Full preview including summary of sell-side views here:
MNI CNB Preview - March 2024.pdf
Last-minute comments from Bank Board members, just ahead of the CNB’s media blackout period, inspired reflection on market wagers, with remarks from Eva Zamrazilová and Jan Kubíček reducing the perceived odds that the push for a faster pace of rate cuts could muster sufficient support. Consensus (i.e. almost all analysts polled by major news wires) looks for another 50bp reduction in the two-week repo rate, possibly coupled with cautious rhetoric from Governor Aleš Michl. We think that the sentiments of individual policymakers verbalised in their recent communications, persistent koruna weakness, and concerns about lingering risks to the inflation outlook limit the probability of faster monetary easing.

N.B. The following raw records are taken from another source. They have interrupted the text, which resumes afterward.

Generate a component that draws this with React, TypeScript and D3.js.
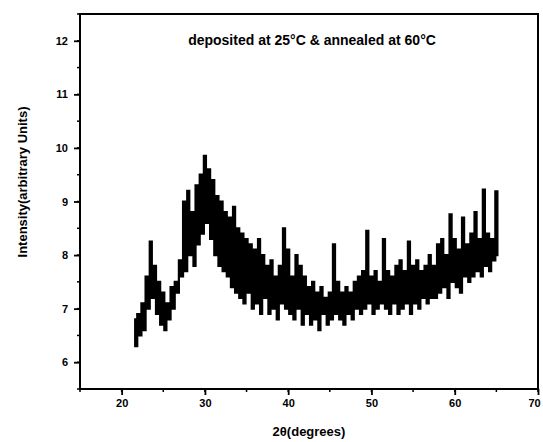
import React, { useRef, useEffect } from 'react';
import * as d3 from 'd3';

// scan start / step (degrees 2theta)
const twoThetaStart = 21.5;
const twoThetaStep = 0.25;

// intensity, one value per step
const intensity = [
  6.8, 6.3, 6.9, 6.5, 7.1, 6.6, 7.6, 7.0, 8.25, 7.2, 7.8, 6.9, 7.5, 6.7, 7.3, 6.6,
  7.1, 6.8, 7.4, 7.0, 7.5, 7.3, 7.9, 7.6, 9.0, 7.7, 9.2, 8.0, 8.8, 7.8, 9.3, 8.2,
  9.5, 8.4, 9.85, 8.6, 9.6, 8.3, 9.4, 8.0, 9.1, 7.8, 9.0, 7.7, 8.8, 7.6, 8.7, 7.4,
  8.9, 7.3, 8.5, 7.2, 8.4, 7.1, 8.3, 7.3, 8.2, 7.0, 8.1, 7.1, 8.3, 6.9, 8.0, 7.2,
  7.8, 6.9, 7.9, 7.0, 7.6, 6.8, 7.8, 7.1, 8.5, 7.0, 8.1, 6.9, 7.6, 6.8, 8.0, 7.0,
  7.8, 6.7, 7.6, 6.9, 7.4, 6.7, 7.5, 6.8, 7.3, 6.6, 7.4, 6.9, 7.2, 6.7, 7.3, 6.8,
  8.2, 6.9, 7.5, 6.8, 7.3, 6.7, 7.4, 6.9, 7.3, 6.8, 7.5, 7.0, 7.6, 6.9, 7.7, 7.0,
  8.45, 7.1, 7.6, 6.9, 7.7, 7.0, 7.5, 7.1, 8.3, 7.0, 7.7, 6.9, 7.6, 7.1, 7.8, 6.9,
  7.9, 7.0, 7.7, 7.1, 8.25, 6.9, 7.8, 7.1, 7.9, 7.0, 7.7, 7.2, 7.8, 7.1, 8.0, 7.2,
  7.8, 7.2, 8.2, 7.3, 8.3, 7.4, 8.0, 7.2, 8.76, 7.5, 8.3, 7.4, 8.1, 7.3, 8.7, 7.6,
  8.2, 7.5, 8.4, 7.6, 8.8, 7.7, 8.3, 7.6, 9.22, 7.8, 8.4, 7.7, 8.3, 7.9, 9.19, 8.0,
];

const xTicks = [20, 30, 40, 50, 60, 70];
const yTicks = [6, 7, 8, 9, 10, 11, 12];

const title = 'deposited at 25\u00B0C & annealed at 60\u00B0C';
const xLabel = '2\u03B8(degrees)';
const yLabel = 'Intensity(arbitrary Units)';

function XrdChart() {
  const svgRef = useRef(null);

  useEffect(() => {
    const width = 543;
    const height = 442;
    const margin = { top: 14, right: 5, bottom: 53, left: 80 };
    const innerWidth = width - margin.left - margin.right;
    const innerHeight = height - margin.top - margin.bottom;

    const svg = d3.select(svgRef.current);
    svg.selectAll('*').remove();
    svg.attr('width', width).attr('height', height);

    const g = svg.append('g')
      .attr('transform', `translate(${margin.left},${margin.top})`);

    const x = d3.scaleLinear().domain([15, 70]).range([0, innerWidth]);
    const y = d3.scaleLinear().domain([5.5, 12.5]).range([innerHeight, 0]);

    const data = intensity.map((v, i) => ({ t: twoThetaStart + i * twoThetaStep, v }));

    // data line, drawn as steps so it reads as a dense black band
    const line = d3.line()
      .x(d => x(d.t))
      .y(d => y(d.v))
      .curve(d3.curveStep);

    g.append('path')
      .datum(data)
      .attr('fill', 'none')
      .attr('stroke', '#000')
      .attr('stroke-width', 2.2)
      .attr('d', line);

    const font = 'Arial, "Liberation Sans", sans-serif';

    // minor ticks
    const xMinor = d3.range(15, 70.01, 5);
    const yMinor = d3.range(5.5, 12.51, 0.5);

    g.append('g')
      .attr('transform', `translate(0,${innerHeight})`)
      .selectAll('line')
      .data(xMinor)
      .enter()
      .append('line')
      .attr('x1', d => x(d))
      .attr('x2', d => x(d))
      .attr('y1', 0)
      .attr('y2', 3)
      .attr('stroke', '#000')
      .attr('stroke-width', 1.5);

    g.append('g')
      .selectAll('line')
      .data(yMinor)
      .enter()
      .append('line')
      .attr('x1', 0)
      .attr('x2', -3)
      .attr('y1', d => y(d))
      .attr('y2', d => y(d))
      .attr('stroke', '#000')
      .attr('stroke-width', 1.5);

    // X axis
    const xAxis = g.append('g')
      .attr('transform', `translate(0,${innerHeight})`)
      .call(d3.axisBottom(x).tickValues(xTicks).tickSize(6).tickPadding(4).tickFormat(d3.format('d')));
    xAxis.select('.domain').remove();
    xAxis.selectAll('line').attr('stroke-width', 1.8);
    xAxis.selectAll('text')
      .style('font-family', font)
      .style('font-size', '11px')
      .style('font-weight', 'bold')
      .attr('fill', '#000')
      .attr('dx', d => (d === 70 ? -4 : 0));

    // Y axis
    const yAxis = g.append('g')
      .call(d3.axisLeft(y).tickValues(yTicks).tickSize(6).tickPadding(6).tickFormat(d3.format('d')));
    yAxis.select('.domain').remove();
    yAxis.selectAll('line').attr('stroke-width', 1.8);
    yAxis.selectAll('text')
      .style('font-family', font)
      .style('font-size', '11px')
      .style('font-weight', 'bold')
      .attr('fill', '#000');

    // frame
    g.append('rect')
      .attr('x', 0)
      .attr('y', 0)
      .attr('width', innerWidth)
      .attr('height', innerHeight)
      .attr('fill', 'none')
      .attr('stroke', '#000')
      .attr('stroke-width', 2);

    // title
    g.append('text')
      .attr('x', innerWidth / 2 + 3)
      .attr('y', 31)
      .attr('text-anchor', 'middle')
      .style('font-family', font)
      .style('font-size', '14px')
      .style('font-weight', 'bold')
      .text(title);

    // axis labels
    svg.append('text')
      .attr('x', margin.left + innerWidth / 2)
      .attr('y', 436)
      .attr('text-anchor', 'middle')
      .style('font-family', font)
      .style('font-size', '13px')
      .style('font-weight', 'bold')
      .text(xLabel);

    svg.append('text')
      .attr('transform', 'translate(27,182) rotate(-90)')
      .attr('text-anchor', 'middle')
      .style('font-family', font)
      .style('font-size', '13px')
      .style('font-weight', 'bold')
      .text(yLabel);
  }, []);

  return <svg ref={svgRef} style={{ display: 'block' }}></svg>;
}

export default function App() {
  return (
    <div style={{ position: 'absolute', left: 0, top: 0, background: '#fff' }}>
      <XrdChart />
    </div>
  );
}
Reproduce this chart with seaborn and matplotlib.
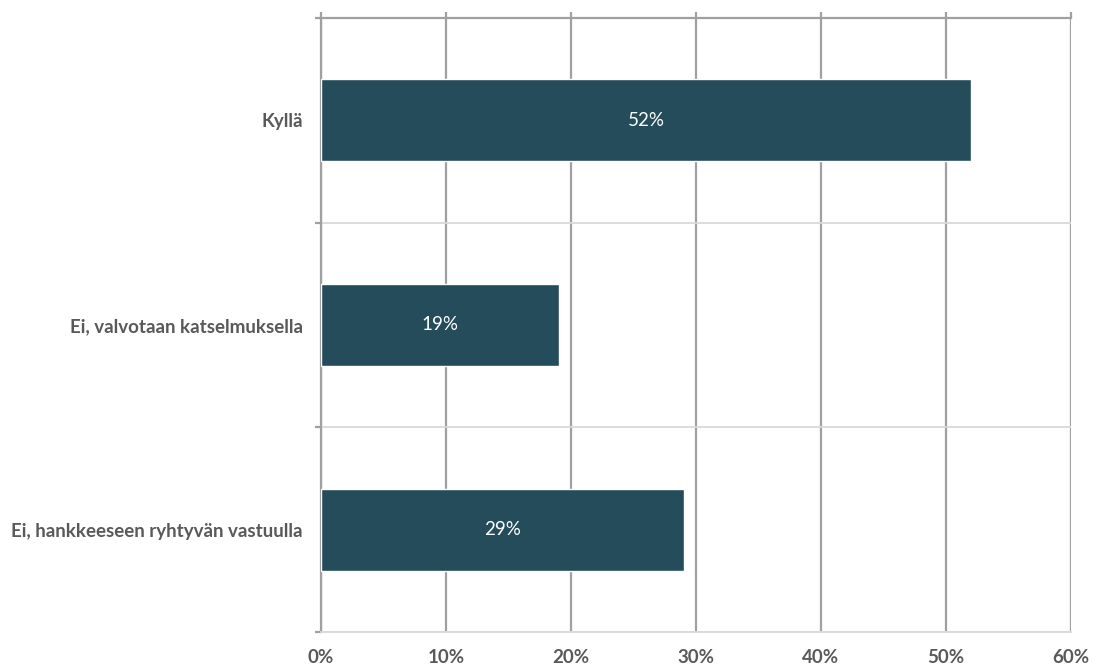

In the current conditions, this will likely result in a 50bp rate cut. The CNB remains in an early phase of its monetary easing cycle, after keeping rates at elevated levels for a relatively long period of time. We think that this week’s 50bp cut will likely be followed by further cuts of that magnitude, until the Board deems it suitable to move to the next phase of the cycle, that is fine-tuning. The exact trajectory of interest rates further down the road may depend on the results of analytical efforts to determine the policy-neutral level of interest rates, with officials signalling that it might be higher than the pre-pandemic estimate of 3%. If this proves to be the case, then the rate-cutting cycle may stop earlier than currently assumed.